Titanium alloys have got wide ranges of applications in the field of aerospace, biomedical, and marine industries owing to its unique properties like high strength, exceptional corrosion resistance, and high strength to weight ratio. Still, characteristics like redduced thermal conductivity and high affinity towards the cutting tools limit the machinability of these alloys making these as the hard to cut alloys. Ultrasonic vibration assisted turning (UVAT) is one of the novel machining processes enhancing the machinability of titanium alloys compared to the conventional turning (CT). The process allows us to impose an ultrasonic vibration of 20 kHz with small amplitude of vibration on the cutting insert to get an intermittent cutting, unlike the conventional turning. The present work consists of three parts (i) design and analysis of acoustic horn along with its fabrication (ii) finite element model for both of the processes and experimental investigation with the discussions, and (iii) machinability investigations of both the processes studying chip morphology, surface integrity and tool wear. The first part includes designing and modeling of the horn that will act as the tool holder in UVAT process, using Ansys v15®, along with the fabrication of the parts based on the analysis.
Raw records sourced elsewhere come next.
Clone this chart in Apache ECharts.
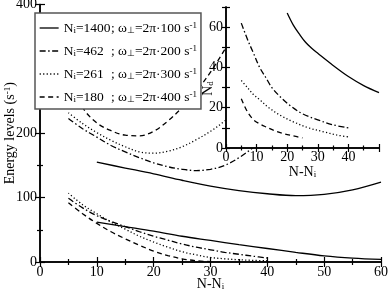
<!DOCTYPE html>
<html><head><meta charset="utf-8">
<script src="https://cdn.jsdelivr.net/npm/echarts@6/dist/echarts.min.js"></script>
<style>html,body{margin:0;padding:0;background:#fff}#c{width:388px;height:300px}</style>
</head><body><div id="c"></div>
<script>
// ---- legend / categories ----
const NiValues = ['1400', '462', '261', '180'];
const omegaValues = ['100', '200', '300', '400'];

// ---- main plot tick labels ----
const mainXTicks = [0, 10, 20, 30, 40, 50, 60];
const mainXLabels = ['0', '10', '20', '30', '40', '50', '60'];
const mainYTicks = [0, 100, 200, 300, 400];
const mainYLabels = ['0', '100', '200', '', '400'];

// ---- inset tick labels ----
const insetXTicks = [0, 10, 20, 30, 40, 50];
const insetXLabels = ['0', '10', '20', '30', '40', ''];
const insetYTicks = [0, 10, 20, 30, 40, 50, 60, 70];
const insetYLabels = ['0', '', '20', '', '40', '', '60', ''];

// ---- main plot data: N-Ni vs energy levels ----
// Ni = 1400 (solid)
const solidX = [10, 15, 20, 25, 30, 35, 40, 45, 50, 55, 60];
const solidUpperY = [155, 146, 137, 127, 118, 111, 106, 103, 105, 112, 124];
const solidLowerY = [62, 55, 48, 40, 33.5, 27, 21, 15, 9.5, 6, 4];
// Ni = 462 (dash-dot)
const dashDotUpperX = [5, 7.5, 10, 12.5, 15, 17.5, 20, 22.5, 25, 27.5, 30, 32.5, 35, 37.5, 40];
const dashDotUpperY = [223, 207, 194, 181, 171, 162, 154, 148, 144, 142, 144, 150, 162, 178, 198];
const dashDotLowerX = [5, 7.5, 10, 12.5, 15, 17.5, 20, 22.5, 25, 27.5, 30, 32.5, 35, 37.5, 40];
const dashDotLowerY = [99, 84, 72, 63, 55, 47, 40, 34, 28, 23, 19, 15, 12, 9, 6];
// Ni = 261 (dotted)
const dottedUpperX = [5, 7.5, 10, 12.5, 15, 17.5, 20, 22.5, 25, 27.5, 30, 32.5, 35];
const dottedUpperY = [232, 215, 201, 189, 179, 171, 169, 172, 179, 190, 203, 219, 238];
const dottedLowerX = [5, 7.5, 10, 12.5, 15, 17.5, 20, 22.5, 25, 27.5, 30, 32.5, 35, 37.5, 40];
const dottedLowerY = [107, 89, 75, 62, 51, 40, 31, 23, 16, 11, 7, 5, 3.5, 2.5, 2];
// Ni = 180 (dashed)
const dashedUpperX = [5, 7.5, 10, 12.5, 15, 17.5, 20, 22.5, 25, 27.5, 30, 32.5, 35];
const dashedUpperY = [290, 240, 216, 204, 197, 196, 203, 219, 240, 265, 295, 330, 370];
const dashedLowerX = [5, 7.5, 10, 12.5, 15, 17.5, 20, 22.5, 25, 27.5, 30];
const dashedLowerY = [92, 75, 60, 47, 36, 26, 17, 10, 5, 2, 0.5];

// ---- inset data: N-Ni vs N_d ----
const insetSolidX = [20, 22, 24, 26, 28, 30, 35, 40, 45, 50];
const insetSolidY = [67, 61, 56.5, 52.5, 49.5, 47, 41, 35.5, 31, 27.5];
const insetDashDotX = [5, 7, 9, 11, 13, 15, 18, 21, 25, 30, 35, 40];
const insetDashDotY = [62, 54, 47, 40, 35, 30, 25, 21, 17, 14, 11.5, 10];
const insetDottedX = [5, 7, 9, 11, 14, 18, 22, 27, 32, 36, 40];
const insetDottedY = [33.5, 30, 26.5, 24, 20, 16, 13, 10, 8, 6.5, 5.5];
const insetDashedX = [5, 7, 9, 11, 13, 16, 19, 22, 25];
const insetDashedY = [24.5, 18, 14, 12, 10.5, 8.5, 7, 6, 5];

const FONT = 'Liberation Serif';
const dashStyles = {
  '1400': 'solid',
  '462': [6, 2.5, 1.5, 2.5],
  '261': [1.2, 2.3],
  '180': [5, 3.5]
};

const rich = {
  t: { fontFamily: FONT, fontSize: 14, color: '#000' },
  s: { fontFamily: FONT, fontSize: 9, color: '#000', verticalAlign: 'bottom' },
  p: { fontFamily: FONT, fontSize: 9, color: '#000', verticalAlign: 'top' }
};
const legendRich = {
  t: { fontFamily: FONT, fontSize: 13.5, color: '#000' },
  s: { fontFamily: FONT, fontSize: 9, color: '#000', verticalAlign: 'bottom' },
  p: { fontFamily: FONT, fontSize: 9, color: '#000', verticalAlign: 'top' },
  nw: { fontFamily: FONT, fontSize: 13.5, color: '#000', width: 35 }
};

function pts(xs, ys) { return xs.map((x, i) => [x, ys[i]]); }
function line(name, xs, ys, xi, yi, z) {
  return {
    type: 'line', name: name, data: pts(xs, ys), xAxisIndex: xi, yAxisIndex: yi,
    symbol: 'none', smooth: 0.35, z: z, silent: true, animation: false,
    color: '#000', itemStyle: { color: '#000' },
    lineStyle: { color: '#000', width: 1.3, type: dashStyles[name] }
  };
}
function labelFrom(ticks, labels) {
  return function (v) { const i = ticks.indexOf(v); return i >= 0 ? labels[i] : ''; };
}

const axisLine = { show: true, lineStyle: { color: '#000', width: 1.5 } };
const tick = { show: true, inside: true, length: 5, lineStyle: { color: '#000', width: 1.2 } };
const minor = { show: true, splitNumber: 2, length: 3, lineStyle: { color: '#000', width: 1.2 } };
const lblStyle = { fontFamily: FONT, fontSize: 14, color: '#000' };

const option = {
  animation: false,
  backgroundColor: '#fff',
  grid: [
    { left: 40, right: 7, top: 4.5, bottom: 38, outerBoundsMode: 'none', containLabel: false },
    { left: 226, right: 9, top: 7, bottom: 152, outerBoundsMode: 'none', containLabel: false,
      show: true, backgroundColor: '#fff', borderWidth: 0, z: 3 }
  ],
  legend: {
    data: NiValues, orient: 'vertical', left: 35, top: 13,
    padding: [8, 4, 5, 4], itemGap: 9, itemWidth: 19, itemHeight: 14,
    backgroundColor: '#fff', borderColor: '#555', borderWidth: 1.5, borderRadius: 0,
    selectedMode: false,
    itemStyle: { color: 'rgba(0,0,0,0)', borderWidth: 0, opacity: 0 },
    lineStyle: { color: '#000', width: 1.3 },
    formatter: function (name) {
      const i = NiValues.indexOf(name);
      return '{t|N}{s|i}{nw|=' + NiValues[i] + '}{t|; ω}{s|⊥}{t|=2π·' + omegaValues[i] + ' s}{p|-1}';
    },
    textStyle: { fontFamily: FONT, fontSize: 13.5, color: '#000', rich: legendRich }
  },
  xAxis: [
    { gridIndex: 0, type: 'value', min: 0, max: 60, interval: 10, position: 'bottom',
      axisLine: axisLine, axisTick: tick, minorTick: minor, splitLine: { show: false },
      axisLabel: { ...lblStyle, margin: 3, formatter: labelFrom(mainXTicks, mainXLabels) },
      name: '{t|N-N}{s|i}', nameLocation: 'middle', nameGap: 15, nameMoveOverlap: false,
      nameTextStyle: { rich: rich } },
    { gridIndex: 0, type: 'value', min: 0, max: 60, interval: 10, position: 'top',
      axisLine: axisLine, axisTick: tick, minorTick: minor, splitLine: { show: false },
      axisLabel: { show: false } },
    { gridIndex: 1, type: 'value', min: 0, max: 50, interval: 10, position: 'bottom', z: 5,
      axisLine: axisLine, axisTick: { ...tick, length: 4 }, minorTick: { ...minor, length: 2.5 }, splitLine: { show: false },
      axisLabel: { ...lblStyle, margin: 2, formatter: labelFrom(insetXTicks, insetXLabels) },
      name: '{t|N-N}{s|i}', nameLocation: 'middle', nameGap: 17, nameMoveOverlap: false,
      nameTextStyle: { rich: rich } },
    { gridIndex: 1, type: 'value', min: 0, max: 50, interval: 10, position: 'top', z: 5,
      axisLine: axisLine, axisTick: { ...tick, length: 4 }, minorTick: { ...minor, length: 2.5 }, splitLine: { show: false },
      axisLabel: { show: false } }
  ],
  yAxis: [
    { gridIndex: 0, type: 'value', min: 0, max: 400, interval: 100, position: 'left',
      axisLine: axisLine, axisTick: tick, minorTick: minor, splitLine: { show: false },
      axisLabel: { ...lblStyle, margin: 3, hideOverlap: false, formatter: labelFrom(mainYTicks, mainYLabels) },
      name: '{t|Energy levels (s}{p|-1}{t|)}', nameLocation: 'middle', nameGap: 23, nameMoveOverlap: false,
      nameTextStyle: { rich: rich } },
    { gridIndex: 0, type: 'value', min: 0, max: 400, interval: 100, position: 'right',
      axisLine: axisLine, axisTick: tick, minorTick: minor, splitLine: { show: false },
      axisLabel: { show: false } },
    { gridIndex: 1, type: 'value', min: 0, max: 70, interval: 10, position: 'left', z: 5,
      axisLine: axisLine, axisTick: { ...tick, length: 4 }, minorTick: { show: false }, splitLine: { show: false },
      axisLabel: { ...lblStyle, margin: 3, formatter: labelFrom(insetYTicks, insetYLabels) },
      name: '{t|N}{s|d}', nameLocation: 'middle', nameGap: 11, nameMoveOverlap: false,
      nameTextStyle: { rich: rich, padding: [0, 22, 0, 0] } },
    { gridIndex: 1, type: 'value', min: 0, max: 70, interval: 10, position: 'right', z: 5,
      axisLine: axisLine, axisTick: { ...tick, length: 4 }, minorTick: { show: false }, splitLine: { show: false },
      axisLabel: { show: false } }
  ],
  series: [
    line('1400', solidX, solidUpperY, 0, 0, 2),
    line('1400', solidX, solidLowerY, 0, 0, 2),
    line('462', dashDotUpperX, dashDotUpperY, 0, 0, 2),
    line('462', dashDotLowerX, dashDotLowerY, 0, 0, 2),
    line('261', dottedUpperX, dottedUpperY, 0, 0, 2),
    line('261', dottedLowerX, dottedLowerY, 0, 0, 2),
    line('180', dashedUpperX, dashedUpperY, 0, 0, 2),
    line('180', dashedLowerX, dashedLowerY, 0, 0, 2),
    line('1400', insetSolidX, insetSolidY, 2, 2, 4),
    line('462', insetDashDotX, insetDashDotY, 2, 2, 4),
    line('261', insetDottedX, insetDottedY, 2, 2, 4),
    line('180', insetDashedX, insetDashedY, 2, 2, 4)
  ]
};

const chart = echarts.init(document.getElementById('c'), null, { renderer: 'canvas' });
chart.setOption(option);
</script>
</body></html>
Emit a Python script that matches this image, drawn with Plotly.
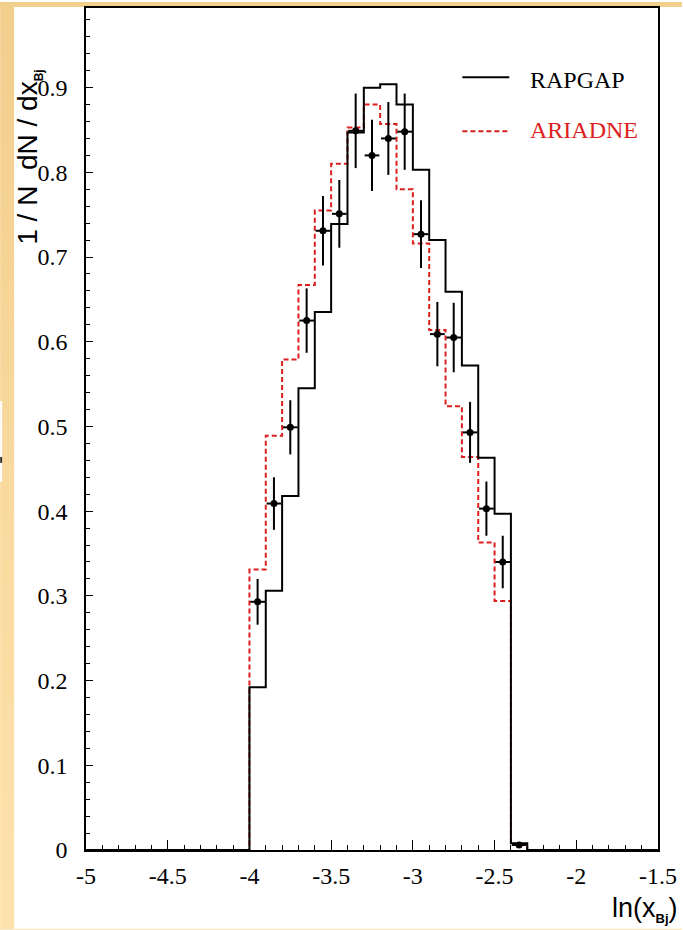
import numpy as np
import plotly.graph_objects as go

# Histogram binning: 35 bins of width 0.1 between -5 and -1.5
BIN_LO, BIN_HI, N_BINS = -5.0, -1.5, 35

# Monte Carlo predictions, 1/N dN/dx per bin (left to right)
rapgap = [0, 0, 0, 0, 0, 0, 0, 0, 0, 0,
          0.192, 0.306, 0.418, 0.545, 0.635, 0.739, 0.847, 0.900,
          0.904, 0.880, 0.803, 0.720, 0.659, 0.572, 0.463, 0.397,
          0.008, 0, 0, 0, 0, 0, 0, 0, 0]
ariadne = [0, 0, 0, 0, 0, 0, 0, 0, 0, 0,
           0.331, 0.489, 0.579, 0.667, 0.755, 0.810, 0.853, 0.880,
           0.857, 0.780, 0.716, 0.614, 0.524, 0.464, 0.363, 0.294,
           0.006, 0, 0, 0, 0, 0, 0, 0, 0]

# Measured points with statistical errors
data_x = [-3.95, -3.85, -3.75, -3.65, -3.55, -3.45, -3.35, -3.25, -3.15,
          -3.05, -2.95, -2.85, -2.75, -2.65, -2.55, -2.45, -2.35]
data_y = [0.293, 0.409, 0.499, 0.625, 0.731, 0.751, 0.849, 0.820, 0.840,
          0.848, 0.727, 0.609, 0.605, 0.493, 0.403, 0.340, 0.006]
data_err = [0.027, 0.031, 0.032, 0.038, 0.041, 0.040, 0.044, 0.042, 0.043,
            0.045, 0.040, 0.038, 0.041, 0.036, 0.032, 0.031, 0.003]

x_tick_vals = [-5, -4.5, -4, -3.5, -3, -2.5, -2, -1.5]
x_tick_text = ["-5", "-4.5", "-4", "-3.5", "-3", "-2.5", "-2", "-1.5"]
y_tick_vals = [0, 0.1, 0.2, 0.3, 0.4, 0.5, 0.6, 0.7, 0.8, 0.9]
y_tick_text = ["0", "0.1", "0.2", "0.3", "0.4", "0.5", "0.6", "0.7", "0.8", "0.9"]

W, H = 683, 930
ML, MR, MT, MB = 86, 24, 6, 80
PW, PH = W - ML - MR, H - MT - MB


def px(x):
    return (x - ML) / PW


def py(y):
    return (H - MB - y) / PH


edges = np.linspace(BIN_LO, BIN_HI, N_BINS + 1)


def step(vals):
    return list(edges), list(vals) + [vals[-1]]


RED = "#dc1e1e"
SERIF = "Liberation Serif"
SANS = "Liberation Sans"

fig = go.Figure()

xa, ya = step(ariadne)
fig.add_trace(go.Scatter(x=xa, y=ya, mode="lines", line_shape="hv",
                         line=dict(color=RED, width=2, dash="5px,3px"),
                         showlegend=False, hoverinfo="skip"))
xr, yr = step(rapgap)
fig.add_trace(go.Scatter(x=xr, y=yr, mode="lines", line_shape="hv",
                         line=dict(color="black", width=2),
                         showlegend=False, hoverinfo="skip"))
fig.add_trace(go.Scatter(x=data_x, y=data_y, mode="markers",
                         marker=dict(color="black", size=7),
                         error_y=dict(type="data", array=data_err, width=0,
                                      thickness=2, color="black"),
                         error_x=dict(type="constant", value=0.045, width=0,
                                      thickness=2, color="black"),
                         showlegend=False))

shapes = []
# orange frame bands around the white slide panel
band_top = (243, 207, 142)
band_bot = (254, 226, 172)
n_strips = 40
for i in range(n_strips):
    t = i / (n_strips - 1)
    c = tuple(int(round(a + (b - a) * t)) for a, b in zip(band_top, band_bot))
    y0 = H * i / n_strips
    y1 = H * (i + 1) / n_strips + 1
    shapes.append(dict(type="rect", xref="paper", yref="paper",
                       x0=px(0), x1=px(14), y0=py(y0), y1=py(y1),
                       fillcolor="rgb(%d,%d,%d)" % c, line_width=0,
                       layer="below"))
shapes.append(dict(type="rect", xref="paper", yref="paper",
                   x0=px(0), x1=px(W), y0=py(0), y1=py(5),
                   fillcolor="rgb(243,207,142)", line_width=0, layer="below"))
shapes.append(dict(type="rect", xref="paper", yref="paper",
                   x0=px(0), x1=px(W), y0=py(929), y1=py(931),
                   fillcolor="rgb(252,232,196)", line_width=0, layer="below"))
# sliver of a neighbouring panel on the left edge
shapes.append(dict(type="rect", xref="paper", yref="paper",
                   x0=px(0), x1=px(2), y0=py(400), y1=py(481),
                   fillcolor="white", line_width=0, layer="below"))
shapes.append(dict(type="rect", xref="paper", yref="paper",
                   x0=px(0), x1=px(2), y0=py(456), y1=py(462),
                   fillcolor="#333333", line_width=0, layer="below"))

# legend entries
shapes.append(dict(type="line", xref="paper", yref="paper",
                   x0=px(463), x1=px(510), y0=py(75.5), y1=py(75.5),
                   line=dict(color="black", width=2)))
shapes.append(dict(type="line", xref="paper", yref="paper",
                   x0=px(463), x1=px(510), y0=py(129.5), y1=py(129.5),
                   line=dict(color=RED, width=2, dash="5px,3px")))

annotations = [
    dict(text="RAPGAP", xref="paper", yref="paper", x=px(529), y=py(78),
         xanchor="left", yanchor="middle", showarrow=False,
         font=dict(family=SERIF, size=24, color="black")),
    dict(text="ARIADNE", xref="paper", yref="paper", x=px(529), y=py(128),
         xanchor="left", yanchor="middle", showarrow=False,
         font=dict(family=SERIF, size=24, color=RED)),
    dict(text="1 / N  dN / dx<sub><span style='font-size:12px;font-weight:bold'>Bj</span></sub>",
         xref="paper", yref="paper", x=px(29), y=py(156),
         xanchor="center", yanchor="middle", textangle=-90, showarrow=False,
         font=dict(family=SANS, size=28, color="black")),
    dict(text="ln(x<sub><span style='font-size:13px;font-weight:bold'>Bj</span></sub>)",
         xref="paper", yref="paper", x=px(681), y=py(910),
         xanchor="right", yanchor="middle", showarrow=False,
         font=dict(family=SANS, size=27, color="black")),
]

fig.update_layout(
    width=W, height=H,
    margin=dict(l=ML, r=MR, t=MT, b=MB, pad=0),
    paper_bgcolor="white", plot_bgcolor="white",
    font=dict(family=SERIF, size=24, color="black"),
    shapes=shapes, annotations=annotations,
    showlegend=False,
)
fig.update_xaxes(range=[BIN_LO, BIN_HI], showgrid=False, zeroline=False,
                 showline=True, linecolor="black", linewidth=1.5, mirror=True,
                 ticks="inside", ticklen=10, tickwidth=1.2, tickcolor="black",
                 tickvals=x_tick_vals, ticktext=x_tick_text,
                 ticklabelstandoff=3,
                 tickfont=dict(family=SERIF, size=24, color="black"),
                 minor=dict(dtick=0.1, tick0=-5, ticks="inside", ticklen=5,
                            tickwidth=1.2, tickcolor="black", showgrid=False))
fig.update_yaxes(range=[0, 0.994], showgrid=False, zeroline=False,
                 showline=True, linecolor="black", linewidth=1.5, mirror=True,
                 ticks="inside", ticklen=7, tickwidth=1.2, tickcolor="black",
                 tickvals=y_tick_vals, ticktext=y_tick_text,
                 ticklabelstandoff=12,
                 tickfont=dict(family=SERIF, size=24, color="black"),
                 minor=dict(dtick=0.02, tick0=0, ticks="inside", ticklen=4,
                            tickwidth=1.2, tickcolor="black", showgrid=False))

fig.write_html("out.html")
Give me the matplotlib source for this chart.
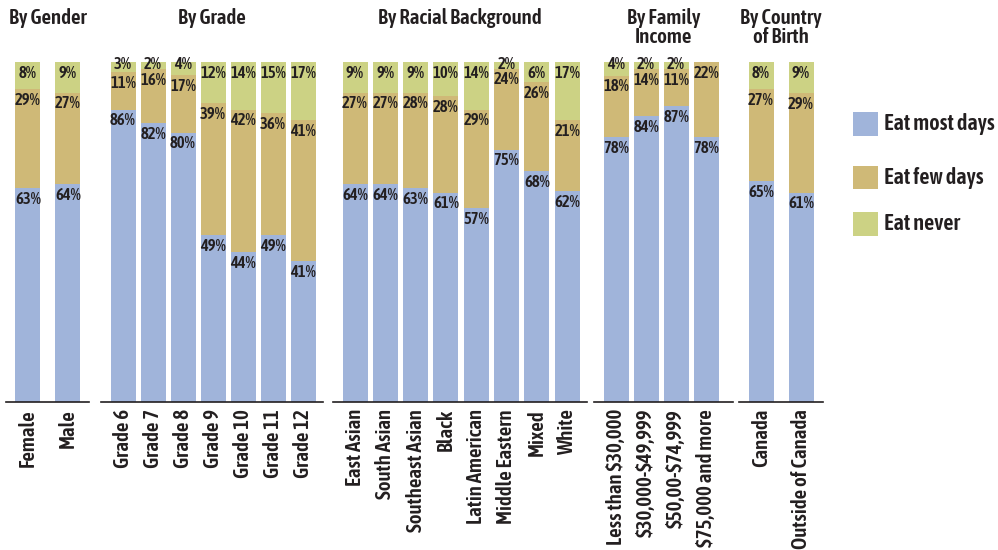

The tool holder is stepped type made of stainless steel (Grade SS304) with flexible attachments for the cutting inserts. The later part of the thesis includes preparation of 3D thermo-mechanical finite element model for both the processes using Deform 3D®. Experimental investigations of both the machining processes were carried out to study the machinability of titanium Grade 5, TI-6Al-4V. The dependence of results (cutting force, surface roughness, tool temperature, chip morphology etc.) on the input parameters were investigated and compared. UVAT showed significant reductions in cutting forces with improved surface finish of the workpiece. In the third section, machinability indices like chip morphology, surface integrity, and tool wear were observed. The results confirm the suitability and advantages of the UVAT process compared to the CT process to machine hard to cut metal Ti-6Al-4V.